* start EXERCISE DATA *
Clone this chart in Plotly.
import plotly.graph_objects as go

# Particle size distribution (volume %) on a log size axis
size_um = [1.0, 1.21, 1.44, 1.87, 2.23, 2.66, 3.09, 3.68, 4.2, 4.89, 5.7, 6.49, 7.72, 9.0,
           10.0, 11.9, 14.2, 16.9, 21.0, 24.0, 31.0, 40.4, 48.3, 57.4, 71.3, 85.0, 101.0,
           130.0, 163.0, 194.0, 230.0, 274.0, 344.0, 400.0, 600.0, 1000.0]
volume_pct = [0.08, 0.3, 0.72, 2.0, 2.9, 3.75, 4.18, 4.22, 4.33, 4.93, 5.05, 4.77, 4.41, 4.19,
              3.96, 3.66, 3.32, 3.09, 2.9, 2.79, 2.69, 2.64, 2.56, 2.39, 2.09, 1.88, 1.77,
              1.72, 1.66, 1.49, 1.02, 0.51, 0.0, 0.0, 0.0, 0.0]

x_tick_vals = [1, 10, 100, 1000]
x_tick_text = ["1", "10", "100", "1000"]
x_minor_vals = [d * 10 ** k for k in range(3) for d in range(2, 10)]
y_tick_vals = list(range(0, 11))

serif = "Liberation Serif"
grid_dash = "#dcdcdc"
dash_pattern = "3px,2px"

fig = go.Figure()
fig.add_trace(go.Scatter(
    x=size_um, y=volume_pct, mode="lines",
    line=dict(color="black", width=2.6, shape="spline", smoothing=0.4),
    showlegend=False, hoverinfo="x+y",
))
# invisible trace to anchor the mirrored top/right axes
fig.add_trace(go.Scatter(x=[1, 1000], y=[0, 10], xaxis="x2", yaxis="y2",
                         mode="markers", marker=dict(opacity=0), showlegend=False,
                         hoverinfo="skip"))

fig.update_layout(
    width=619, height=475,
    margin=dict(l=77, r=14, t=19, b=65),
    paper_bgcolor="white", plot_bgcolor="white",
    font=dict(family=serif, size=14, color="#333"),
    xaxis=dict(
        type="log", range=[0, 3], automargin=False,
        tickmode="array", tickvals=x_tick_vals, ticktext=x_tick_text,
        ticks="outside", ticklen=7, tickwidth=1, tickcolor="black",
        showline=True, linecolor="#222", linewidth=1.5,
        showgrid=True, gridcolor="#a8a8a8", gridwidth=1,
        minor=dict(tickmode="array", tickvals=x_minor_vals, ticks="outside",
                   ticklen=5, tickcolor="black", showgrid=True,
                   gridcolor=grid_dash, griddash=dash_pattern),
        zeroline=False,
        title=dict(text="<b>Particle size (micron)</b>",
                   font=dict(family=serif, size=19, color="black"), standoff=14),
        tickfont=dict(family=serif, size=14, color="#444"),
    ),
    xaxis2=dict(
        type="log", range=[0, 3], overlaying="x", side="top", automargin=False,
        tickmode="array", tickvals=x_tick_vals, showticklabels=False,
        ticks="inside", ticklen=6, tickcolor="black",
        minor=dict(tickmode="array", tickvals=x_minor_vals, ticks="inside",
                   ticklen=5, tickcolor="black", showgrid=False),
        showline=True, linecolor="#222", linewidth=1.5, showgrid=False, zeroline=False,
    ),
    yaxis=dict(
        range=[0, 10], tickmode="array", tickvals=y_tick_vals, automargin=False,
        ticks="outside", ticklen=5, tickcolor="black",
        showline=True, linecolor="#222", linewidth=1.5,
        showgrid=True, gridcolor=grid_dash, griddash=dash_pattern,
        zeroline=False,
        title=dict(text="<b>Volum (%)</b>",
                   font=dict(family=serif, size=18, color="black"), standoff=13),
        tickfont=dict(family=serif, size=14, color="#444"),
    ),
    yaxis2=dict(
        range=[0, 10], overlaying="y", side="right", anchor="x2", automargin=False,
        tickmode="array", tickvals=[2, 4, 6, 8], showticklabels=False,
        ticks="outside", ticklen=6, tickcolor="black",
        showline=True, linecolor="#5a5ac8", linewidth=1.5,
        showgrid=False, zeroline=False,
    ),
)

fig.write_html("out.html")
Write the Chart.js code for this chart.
* end EXERCISE DATA *
DIRECTIONS FOR THIS TASK
Quote exactly the first line of the entries and every line after it, stopping with the line that contains "import plotly.graph_objects as go".

TASK SOLUTION
Clone this chart in Plotly.
import plotly.graph_objects as go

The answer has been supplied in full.